Pippa Sampson, the principal and registered owner of Goddard Elliott Lawyers has admitted sending approximately 20,000 debt collection notices per month in the 12 months prior to the Australian Competition and Consumer Commission instituting proceedings.  The notices were sent Australia-wide.

The ACCC took legal action after concerns were raised by the Central Australian Aboriginal Legal Aid Service on behalf of clients who had received debt collection notices making the misleading representations.

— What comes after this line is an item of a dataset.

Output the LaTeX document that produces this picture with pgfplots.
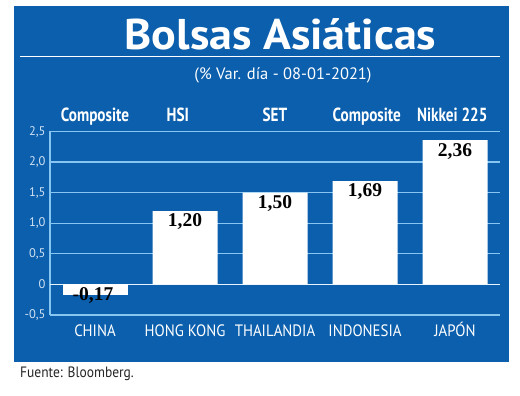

The representations found to be misleading and deceptive were that:

  • the video store was entitled to recover a specified amount in solicitor's costs in addition to the claimed debt despite having no necessary entitlement to recover such a cost;
  • the customer would incur additional costs associated with any legal action, when in reality:
    • if unsuccessful the video store could not recover legal costs;
    • if successful a Court would not order that legal costs relating to the recovery of a small debt be paid unless there were special circumstances; and
    • there are state laws that could limit the amount of legal costs that could be awarded by the court in actions for small debts; 
  • one of the notices was similar in format to a document that had been, or was able to be, filed in a court when the document had not or was not able to be filed in a Court;
  • judgment could be made without a formal court order unless the debt was paid in full or the proceeding was successfully defended, when a judgment cannot be entered without legal proceedings being instituted and without an order being obtained from a Court;
  • Goddard Elliott could enforce any judgment by itself, including by way of a warrant, or a garnishee order, or an attachment of earnings order, when in reality, the video store would need to win the case, apply for an order for payment and then the court must grant an order to enforce judgment.

 The Court also made an order that its findings may be used as prima facie evidence in any later proceedings for damages or compensation orders.

By consent of the parties, the Federal Court has ordered Ms Sampson to:

  • stop making the misleading representations;
  • publish corrective notices in a number of national newspapers and industry publications;
  • ensure herself, and Goddard Elliott staff, undertake trade practices compliance training; and
  • contribute $30,000 towards the ACCC's court costs.